Ursula Hentschlaeger


If art becomes a synonym for culture, achievements of culture – which, in this context, means technoculture in particular – can be stylised into works of art. The paradox about the transformation sought here is that this is only what makes it possible to create a link between innovations, such as technical progress, and human beings.

As a consequence, structures of technology and economic policy which can clearly be classified as sociological in nature reveal their functional strong points as they incorporate a category that is hard to grasp and can be applied at random: the myth of art. The insight might not be new but it is always surprising: art makes "sense".
Ill. Ruth Schnell: Seeing Language interactive installation, since 1996 (cutout)

The world of media art is a phenomenon of the information society as much as it is one of the art world.
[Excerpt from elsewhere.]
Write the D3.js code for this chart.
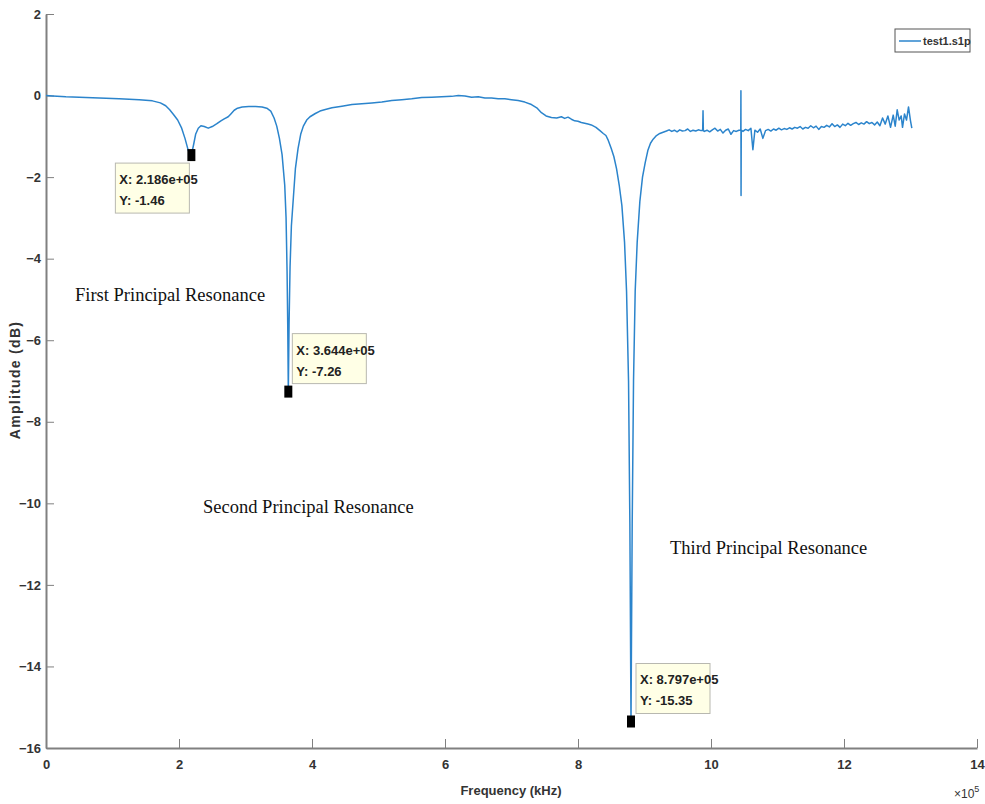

More often than not, there is a close connection between a newly developed medium and its artistic application, and usually the act of system-specific exhaustion is reserved to art. Thus, media art in general is always also a reflection of the state of the art in technology and as a consequence, it cannot be considered as something apart from the underlying technology. In this context, the discussion rarely focuses on how many specific programme applications are turned into advanced media productions thanks to current art projects only. Conversely, when artistic production has repercussions on public research, this is praised as a meaning-giving success of media art. However, is this still about the possibility of probing "new" opportunities? The attempt to drive art via basic research turns out to be problematic here.

The questions ought to be reworded as follows: What are the developments software juggernauts are unable to provide for, and what are the art strategies or self-created worlds which can be applied to counteract global standardisation tendencies?